The README file does not have to be very long, as long as it properly describes the above points. Proper in this case means that a first-time user will be able to answer the above questions without any confusion. Within your code you should use one or two sentences to describe each function that you write. You do not need to comment every line of your code. However, you might want to comment portions of your code to increase readability.

At the top of your README file and main C source file please include the following comment:

/*login: itlabs_login_name

* date: mm/dd/yy

* name: full_name1, full_name2

* id: id_for _first_name, id_for_second_name */

12 Grading:

5% README file

15% Documentation within code, coding, and style (indentations, readability of code, use of defined constants rather than numbers)

80% Test cases (correctness, error handling, meeting the specifications)

- Please make sure to pay attention to documentation and coding style. A perfectly working program will not receive full credit if it is undocumented and very difficult to read. It will not receive full points if your README lacks the correct name ("README") or does not include your (and your partner's) x500.

- You will be given most test cases up front. You are also encouraged to make up your own tests. If there is anything that is not clear to you, you should ask for clarification.
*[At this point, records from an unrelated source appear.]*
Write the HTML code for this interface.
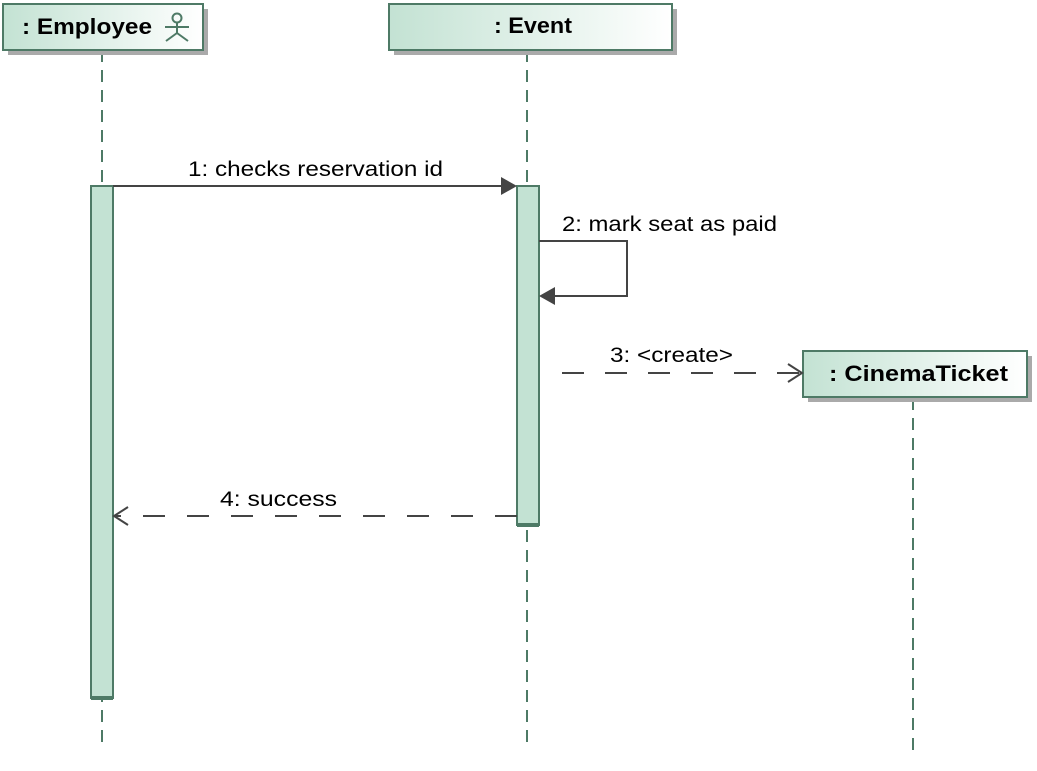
<!DOCTYPE html>
<html><head><meta charset="utf-8"><style>
html,body{margin:0;padding:0;background:#fff;width:1037px;height:771px;overflow:hidden}
text{font-family:"Liberation Sans",Arial,sans-serif}
</style></head><body>
<svg width="1037" height="771" viewBox="0 0 1037 771" xmlns="http://www.w3.org/2000/svg">
<defs>
<linearGradient id="g" x1="0" y1="0" x2="1" y2="0">
<stop offset="0" stop-color="#c3e2d3"/><stop offset="1" stop-color="#ffffff"/>
</linearGradient>
</defs>
<g stroke="#4e7a66" stroke-width="2" stroke-dasharray="12,8" fill="none">
<line x1="102" y1="50" x2="102" y2="745"/>
<line x1="527" y1="50" x2="527" y2="745"/>
<line x1="913" y1="398" x2="913" y2="752"/>
</g>
<rect x="8" y="9" width="200" height="46" fill="#aaa"/>
<rect x="394" y="9" width="283" height="46" fill="#aaa"/>
<rect x="808" y="356" width="224" height="46" fill="#aaa"/>
<rect x="3" y="4" width="200" height="46" fill="url(#g)" stroke="#4e7a66" stroke-width="2"/>
<rect x="389" y="4" width="283" height="46" fill="url(#g)" stroke="#4e7a66" stroke-width="2"/>
<rect x="803" y="351" width="224" height="46" fill="url(#g)" stroke="#4e7a66" stroke-width="2"/>
<text x="22" y="34" font-size="22" font-weight="bold" fill="#000" textLength="130" lengthAdjust="spacingAndGlyphs">: Employee</text>
<text x="494" y="33" font-size="22" font-weight="bold" fill="#000" textLength="78" lengthAdjust="spacingAndGlyphs">: Event</text>
<text x="829" y="381" font-size="22" font-weight="bold" fill="#000" textLength="179" lengthAdjust="spacingAndGlyphs">: CinemaTicket</text>
<g stroke="#4e7a66" stroke-width="2" fill="none">
<circle cx="177" cy="18" r="4.5"/>
<line x1="177" y1="22.5" x2="177" y2="33"/>
<line x1="165" y1="27" x2="189" y2="27"/>
<line x1="177" y1="33" x2="166" y2="41"/>
<line x1="177" y1="33" x2="188" y2="41"/>
</g>
<rect x="91" y="186" width="22" height="512" fill="#c3e2d3" stroke="#4e7a66" stroke-width="2"/>
<line x1="91" y1="698" x2="113" y2="698" stroke="#4e7a66" stroke-width="4"/>
<rect x="517" y="186" width="22" height="339" fill="#c3e2d3" stroke="#4e7a66" stroke-width="2"/>
<line x1="517" y1="525" x2="539" y2="525" stroke="#4e7a66" stroke-width="4"/>
<line x1="113" y1="186" x2="505" y2="186" stroke="#444" stroke-width="2"/>
<polygon points="517,186 501,177 501,195" fill="#444"/>
<text x="188" y="176" font-size="21" fill="#000" textLength="255" lengthAdjust="spacingAndGlyphs">1: checks reservation id</text>
<polyline points="539,241 627,241 627,296 551,296" fill="none" stroke="#444" stroke-width="2"/>
<polygon points="539,296 555,287 555,305" fill="#444"/>
<text x="562" y="231" font-size="21" fill="#000" textLength="215" lengthAdjust="spacingAndGlyphs">2: mark seat as paid</text>
<line x1="562" y1="373" x2="802" y2="373" stroke="#444" stroke-width="2" stroke-dasharray="22,21"/>
<polyline points="788,364 802,373 788,382" fill="none" stroke="#444" stroke-width="2"/>
<text x="610" y="362" font-size="21" fill="#000" textLength="123" lengthAdjust="spacingAndGlyphs">3:  &lt;create&gt;</text>
<line x1="517" y1="516" x2="115" y2="516" stroke="#444" stroke-width="2" stroke-dasharray="22,22"/>
<polyline points="128,507 114,516 128,525" fill="none" stroke="#444" stroke-width="2"/>
<text x="220" y="506" font-size="21" fill="#000" textLength="117" lengthAdjust="spacingAndGlyphs">4: success</text>
</svg>
</body></html>
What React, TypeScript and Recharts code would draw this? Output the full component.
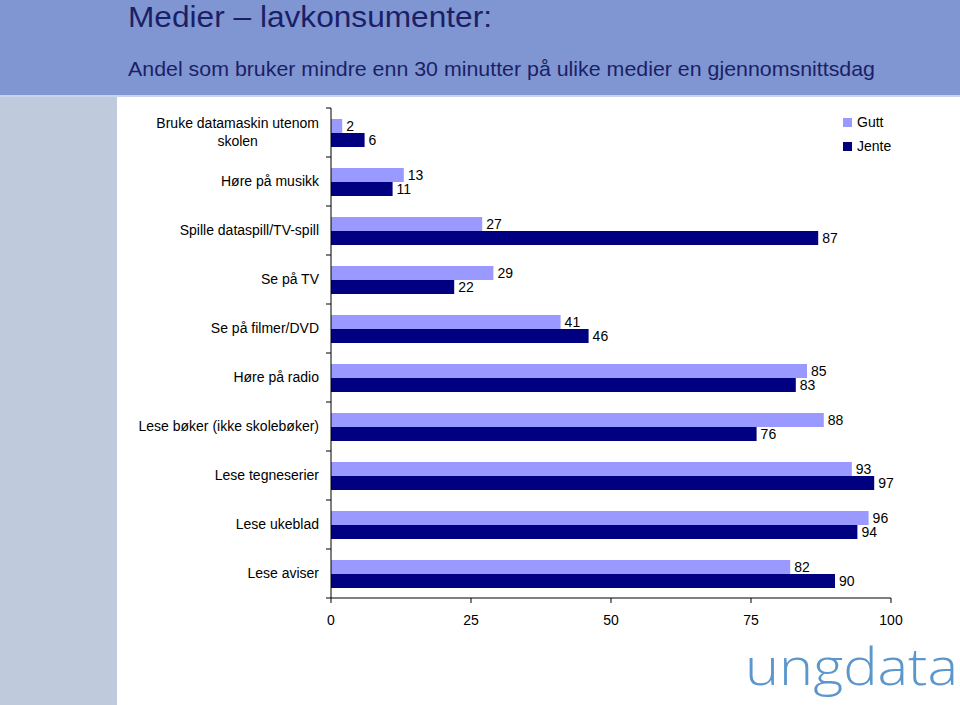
import React from "react";
import { BarChart, Bar, XAxis, YAxis, LabelList, Legend } from "recharts";

const categories = [
  "Bruke datamaskin utenom skolen",
  "Høre på musikk",
  "Spille dataspill/TV-spill",
  "Se på TV",
  "Se på filmer/DVD",
  "Høre på radio",
  "Lese bøker (ikke skolebøker)",
  "Lese tegneserier",
  "Lese ukeblad",
  "Lese aviser",
];
const gutt = [2, 13, 27, 29, 41, 85, 88, 93, 96, 82];
const jente = [6, 11, 87, 22, 46, 83, 76, 97, 94, 90];
const xTicks = [0, 25, 50, 75, 100];
const seriesNames = ["Gutt", "Jente"];

const title = "Medier – lavkonsumenter:";
const subtitle = "Andel som bruker mindre enn 30 minutter på ulike medier en gjennomsnittsdag";
const logo = "ungdata";

const data = categories.map((c, i) => ({ name: c, Gutt: gutt[i], Jente: jente[i] }));

const W = 960;
const H = 705;
const MARGIN = { top: 108, right: 69, bottom: 77, left: 0 };
const YAXIS_W = 331;
const XAXIS_H = 30;
const PLOT_LEFT = MARGIN.left + YAXIS_W;
const PLOT_H = H - MARGIN.top - MARGIN.bottom - XAXIS_H;
const BAND = PLOT_H / categories.length;
const FONT = "'Liberation Sans', Arial, sans-serif";

let ctx: CanvasRenderingContext2D | null = null;
function measure(t: string) {
  if (!ctx) {
    const c = document.createElement("canvas");
    ctx = c.getContext("2d");
  }
  if (!ctx) return t.length * 7;
  ctx.font = `14px ${FONT}`;
  return ctx.measureText(t).width;
}

function splitLabel(t: string): string[] {
  if (t.length <= 28) return [t];
  const idx = t.lastIndexOf(" ");
  return [t.slice(0, idx), t.slice(idx + 1)];
}

const YTick = (props: any) => {
  const { y, payload, index } = props;
  const lines = splitLabel(String(payload.value));
  const right = PLOT_LEFT - 12;
  const last = index === categories.length - 1;
  let textEl;
  if (lines.length === 1) {
    textEl = (
      <text x={right} y={y} dy="0.35em" textAnchor="end" fontSize={14} fontFamily={FONT} fill="#000">
        {lines[0]}
      </text>
    );
  } else {
    const w1 = measure(lines[0]);
    const cx = right - w1 / 2;
    textEl = (
      <text textAnchor="middle" fontSize={14} fontFamily={FONT} fill="#000">
        {lines.map((l, i) => (
          <tspan key={i} x={cx} y={y + (i - (lines.length - 1) / 2) * 18} dy="0.35em">
            {l}
          </tspan>
        ))}
      </text>
    );
  }
  return (
    <g>
      <line x1={PLOT_LEFT - 5} x2={PLOT_LEFT} y1={y - BAND / 2} y2={y - BAND / 2} stroke="#000" />
      {last && <line x1={PLOT_LEFT - 5} x2={PLOT_LEFT} y1={y + BAND / 2} y2={y + BAND / 2} stroke="#000" />}
      {textEl}
    </g>
  );
};

const LegendContent = (props: any) => {
  const { payload } = props;
  return (
    <div style={{ fontFamily: FONT, fontSize: 14, color: "#000" }}>
      {(payload || []).map((p: any, i: number) => (
        <div key={i} style={{ display: "flex", alignItems: "center", height: 24 }}>
          <span style={{ display: "inline-block", width: 9, height: 9, background: p.color, marginRight: 5 }} />
          <span>{p.value}</span>
        </div>
      ))}
    </div>
  );
};

export default function App() {
  return (
    <div style={{ position: "absolute", left: 0, top: 0, width: W, height: H, background: "#fff", overflow: "hidden" }}>
      <svg width={W} height={H} style={{ position: "absolute", left: 0, top: 0 }}>
        <rect x={0} y={0} width={W} height={95} fill="#7F96D2" />
        <rect x={0} y={95} width={W} height={2} fill="#C9D3EC" />
        <rect x={0} y={97} width={117} height={H - 97} fill="#BFCADD" />
        <text x={128} y={27} fontSize={30} fill="#1C1F66" fontFamily={FONT} textLength={364} lengthAdjust="spacingAndGlyphs">
          {title}
        </text>
        <text x={128} y={76} fontSize={21} fill="#1C1F66" fontFamily={FONT} textLength={747} lengthAdjust="spacingAndGlyphs">
          {subtitle}
        </text>
        <text x={745} y={685} fontSize={52} fill="#5B97CD" fontFamily="'Open Sans', sans-serif" fontWeight={300} textLength={213} lengthAdjust="spacingAndGlyphs">
          {logo}
        </text>
      </svg>
      <div style={{ position: "absolute", left: 0, top: 0 }}>
        <BarChart width={W} height={H} data={data} layout="vertical" margin={MARGIN} barGap={0} barSize={14}>
          <XAxis
            type="number"
            domain={[0, 100]}
            ticks={xTicks}
            height={XAXIS_H}
            tickSize={5}
            tickMargin={12}
            axisLine={{ stroke: "#000" }}
            tickLine={{ stroke: "#000" }}
            tick={{ fill: "#000", fontSize: 14, fontFamily: FONT }}
            interval={0}
          />
          <YAxis
            type="category"
            dataKey="name"
            width={YAXIS_W}
            axisLine={{ stroke: "#000" }}
            tickLine={false}
            tick={<YTick />}
            interval={0}
          />
          <Legend
            content={<LegendContent />}
            wrapperStyle={{ position: "absolute", left: 843, top: 110, width: 100, height: 0, overflow: "visible" }}
          />
          <Bar dataKey={seriesNames[0]} name={seriesNames[0]} fill="#9999FF" isAnimationActive={false}>
            <LabelList dataKey={seriesNames[0]} position="right" offset={4} fill="#000" fontSize={14} fontFamily={FONT} />
          </Bar>
          <Bar dataKey={seriesNames[1]} name={seriesNames[1]} fill="#000080" isAnimationActive={false}>
            <LabelList dataKey={seriesNames[1]} position="right" offset={4} fill="#000" fontSize={14} fontFamily={FONT} />
          </Bar>
        </BarChart>
      </div>
    </div>
  );
}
- We will use the GCC version installed on the CSELabs machines to compile your code. Make sure your code compiles and runs on the CSELabs machines.

13 Deliverables:

- Files containing your code

- A README file

- Do NOT include the executable

Note: Your makefile will be used by us to compile your program with the make utility. All files should be submitted using Canvas by only one group member. This is your official submission that we will grade.

14 Extra Credit

For up to 10 additional points, your votecounter program should find a cycle in the DAG. A cycle is when a node points to any of its ancestors. This would mean, if any node’s children are pointing it either it, or to nodes which it’s a child of.